Would you transcribe the whole listing exactly, minus its pictures?

--- start ---

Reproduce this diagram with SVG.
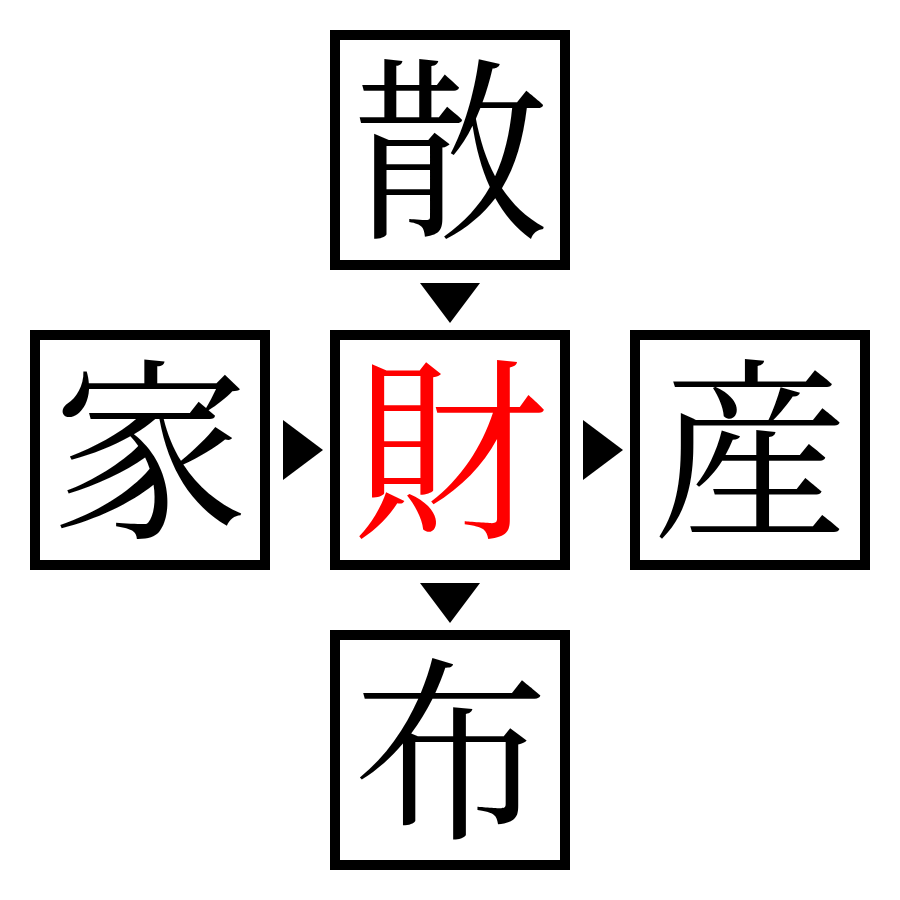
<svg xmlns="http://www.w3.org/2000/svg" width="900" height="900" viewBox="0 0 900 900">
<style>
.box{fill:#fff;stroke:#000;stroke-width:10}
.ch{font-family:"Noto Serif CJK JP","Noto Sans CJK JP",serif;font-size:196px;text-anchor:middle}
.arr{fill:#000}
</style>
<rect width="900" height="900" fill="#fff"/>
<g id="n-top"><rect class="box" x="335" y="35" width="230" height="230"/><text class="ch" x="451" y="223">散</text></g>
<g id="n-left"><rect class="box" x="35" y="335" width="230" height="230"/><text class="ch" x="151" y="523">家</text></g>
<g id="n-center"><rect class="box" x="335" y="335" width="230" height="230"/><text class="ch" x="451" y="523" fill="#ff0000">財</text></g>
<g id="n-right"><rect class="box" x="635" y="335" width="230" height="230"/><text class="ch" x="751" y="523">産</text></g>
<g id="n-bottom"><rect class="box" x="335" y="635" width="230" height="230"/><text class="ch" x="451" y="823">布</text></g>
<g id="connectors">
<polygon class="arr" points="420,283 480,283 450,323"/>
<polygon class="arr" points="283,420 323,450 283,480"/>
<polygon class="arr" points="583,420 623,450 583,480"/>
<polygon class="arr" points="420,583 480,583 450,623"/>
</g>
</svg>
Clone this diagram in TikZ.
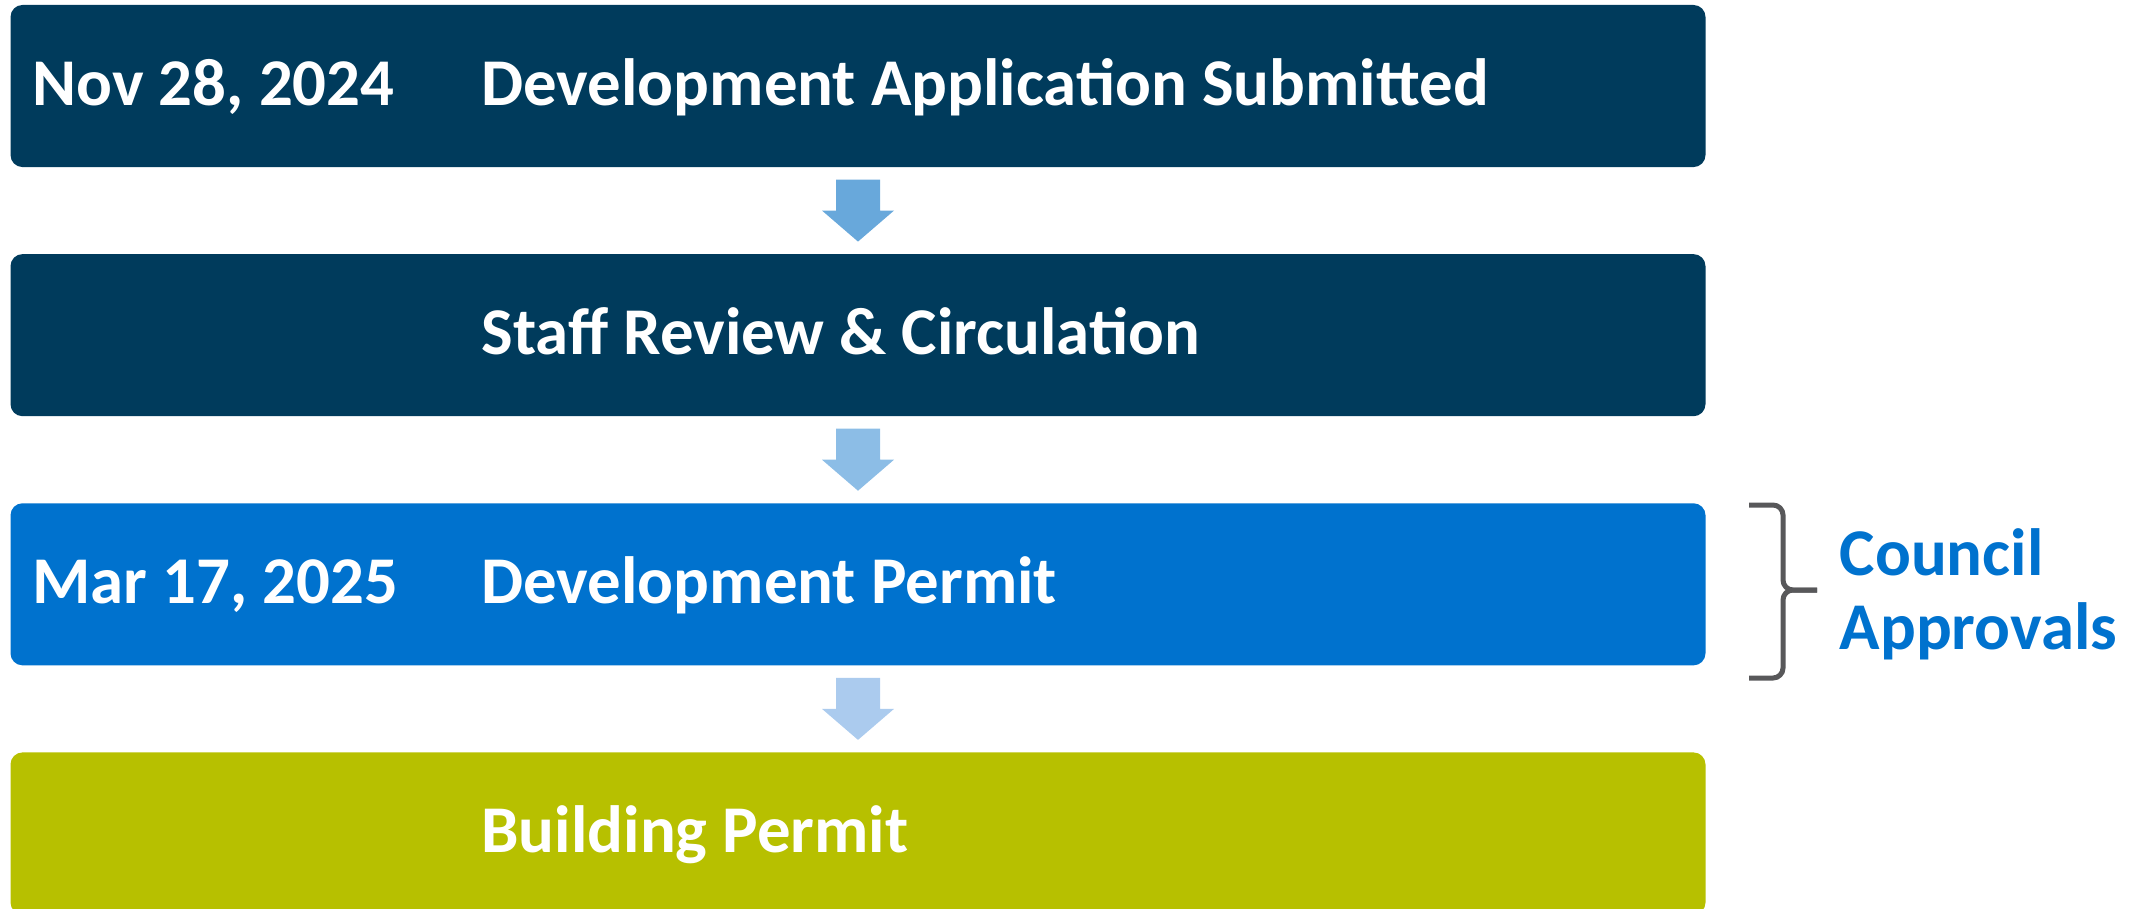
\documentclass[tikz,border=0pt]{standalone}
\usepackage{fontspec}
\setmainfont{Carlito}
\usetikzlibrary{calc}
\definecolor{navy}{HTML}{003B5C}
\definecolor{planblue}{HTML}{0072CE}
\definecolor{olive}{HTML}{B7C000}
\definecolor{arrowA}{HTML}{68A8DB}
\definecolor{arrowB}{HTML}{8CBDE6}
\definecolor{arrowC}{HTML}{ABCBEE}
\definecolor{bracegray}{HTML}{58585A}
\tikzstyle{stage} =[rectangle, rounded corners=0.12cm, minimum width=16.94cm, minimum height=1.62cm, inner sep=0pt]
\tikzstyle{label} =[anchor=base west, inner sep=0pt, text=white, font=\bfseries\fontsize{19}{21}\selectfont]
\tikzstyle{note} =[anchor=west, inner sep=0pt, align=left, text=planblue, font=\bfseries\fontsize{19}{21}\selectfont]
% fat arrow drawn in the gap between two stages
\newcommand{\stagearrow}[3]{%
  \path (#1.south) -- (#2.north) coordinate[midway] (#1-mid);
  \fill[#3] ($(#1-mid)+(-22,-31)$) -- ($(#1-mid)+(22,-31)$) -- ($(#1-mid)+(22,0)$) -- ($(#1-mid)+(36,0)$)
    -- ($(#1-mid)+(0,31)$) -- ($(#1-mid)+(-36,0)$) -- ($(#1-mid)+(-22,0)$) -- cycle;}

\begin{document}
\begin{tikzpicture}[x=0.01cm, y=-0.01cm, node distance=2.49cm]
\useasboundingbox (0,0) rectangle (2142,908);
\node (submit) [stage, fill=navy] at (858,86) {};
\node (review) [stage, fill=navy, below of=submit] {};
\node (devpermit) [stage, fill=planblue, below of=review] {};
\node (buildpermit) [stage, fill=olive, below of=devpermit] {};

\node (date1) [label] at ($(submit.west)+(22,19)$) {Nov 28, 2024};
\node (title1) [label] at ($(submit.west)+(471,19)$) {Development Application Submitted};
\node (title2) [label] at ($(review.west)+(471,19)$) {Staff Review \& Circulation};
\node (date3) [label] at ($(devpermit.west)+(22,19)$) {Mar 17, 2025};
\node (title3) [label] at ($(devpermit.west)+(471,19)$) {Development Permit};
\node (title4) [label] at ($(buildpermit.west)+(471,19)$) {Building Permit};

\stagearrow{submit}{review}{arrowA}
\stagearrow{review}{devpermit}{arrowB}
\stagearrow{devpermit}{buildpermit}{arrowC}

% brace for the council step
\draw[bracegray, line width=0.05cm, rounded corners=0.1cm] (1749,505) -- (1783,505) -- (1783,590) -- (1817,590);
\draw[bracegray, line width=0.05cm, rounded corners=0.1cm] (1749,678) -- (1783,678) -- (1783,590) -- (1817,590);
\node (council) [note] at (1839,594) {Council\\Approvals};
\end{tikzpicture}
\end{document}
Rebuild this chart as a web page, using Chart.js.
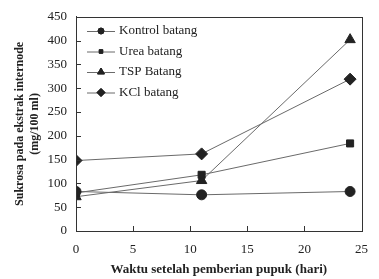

--- end ---

#### Output of the task:
Reproduce this diagram with SVG.
<svg xmlns="http://www.w3.org/2000/svg" width="900" height="900" viewBox="0 0 900 900">
<style>
.box{fill:#fff;stroke:#000;stroke-width:10}
.ch{font-family:"Noto Serif CJK JP","Noto Sans CJK JP",serif;font-size:196px;text-anchor:middle}
.arr{fill:#000}
</style>
<rect width="900" height="900" fill="#fff"/>
<g id="n-top"><rect class="box" x="335" y="35" width="230" height="230"/><text class="ch" x="451" y="223">散</text></g>
<g id="n-left"><rect class="box" x="35" y="335" width="230" height="230"/><text class="ch" x="151" y="523">家</text></g>
<g id="n-center"><rect class="box" x="335" y="335" width="230" height="230"/><text class="ch" x="451" y="523" fill="#ff0000">財</text></g>
<g id="n-right"><rect class="box" x="635" y="335" width="230" height="230"/><text class="ch" x="751" y="523">産</text></g>
<g id="n-bottom"><rect class="box" x="335" y="635" width="230" height="230"/><text class="ch" x="451" y="823">布</text></g>
<g id="connectors">
<polygon class="arr" points="420,283 480,283 450,323"/>
<polygon class="arr" points="283,420 323,450 283,480"/>
<polygon class="arr" points="583,420 623,450 583,480"/>
<polygon class="arr" points="420,583 480,583 450,623"/>
</g>
</svg>
Clone this diagram in TikZ.
\documentclass[tikz,border=0pt]{standalone}
\usepackage{fontspec}
\setmainfont{Carlito}
\usetikzlibrary{calc}
\definecolor{navy}{HTML}{003B5C}
\definecolor{planblue}{HTML}{0072CE}
\definecolor{olive}{HTML}{B7C000}
\definecolor{arrowA}{HTML}{68A8DB}
\definecolor{arrowB}{HTML}{8CBDE6}
\definecolor{arrowC}{HTML}{ABCBEE}
\definecolor{bracegray}{HTML}{58585A}
\tikzstyle{stage} =[rectangle, rounded corners=0.12cm, minimum width=16.94cm, minimum height=1.62cm, inner sep=0pt]
\tikzstyle{label} =[anchor=base west, inner sep=0pt, text=white, font=\bfseries\fontsize{19}{21}\selectfont]
\tikzstyle{note} =[anchor=west, inner sep=0pt, align=left, text=planblue, font=\bfseries\fontsize{19}{21}\selectfont]
% fat arrow drawn in the gap between two stages
\newcommand{\stagearrow}[3]{%
  \path (#1.south) -- (#2.north) coordinate[midway] (#1-mid);
  \fill[#3] ($(#1-mid)+(-22,-31)$) -- ($(#1-mid)+(22,-31)$) -- ($(#1-mid)+(22,0)$) -- ($(#1-mid)+(36,0)$)
    -- ($(#1-mid)+(0,31)$) -- ($(#1-mid)+(-36,0)$) -- ($(#1-mid)+(-22,0)$) -- cycle;}

\begin{document}
\begin{tikzpicture}[x=0.01cm, y=-0.01cm, node distance=2.49cm]
\useasboundingbox (0,0) rectangle (2142,908);
\node (submit) [stage, fill=navy] at (858,86) {};
\node (review) [stage, fill=navy, below of=submit] {};
\node (devpermit) [stage, fill=planblue, below of=review] {};
\node (buildpermit) [stage, fill=olive, below of=devpermit] {};

\node (date1) [label] at ($(submit.west)+(22,19)$) {Nov 28, 2024};
\node (title1) [label] at ($(submit.west)+(471,19)$) {Development Application Submitted};
\node (title2) [label] at ($(review.west)+(471,19)$) {Staff Review \& Circulation};
\node (date3) [label] at ($(devpermit.west)+(22,19)$) {Mar 17, 2025};
\node (title3) [label] at ($(devpermit.west)+(471,19)$) {Development Permit};
\node (title4) [label] at ($(buildpermit.west)+(471,19)$) {Building Permit};

\stagearrow{submit}{review}{arrowA}
\stagearrow{review}{devpermit}{arrowB}
\stagearrow{devpermit}{buildpermit}{arrowC}

% brace for the council step
\draw[bracegray, line width=0.05cm, rounded corners=0.1cm] (1749,505) -- (1783,505) -- (1783,590) -- (1817,590);
\draw[bracegray, line width=0.05cm, rounded corners=0.1cm] (1749,678) -- (1783,678) -- (1783,590) -- (1817,590);
\node (council) [note] at (1839,594) {Council\\Approvals};
\end{tikzpicture}
\end{document}
Rebuild this chart as a web page, using Chart.js.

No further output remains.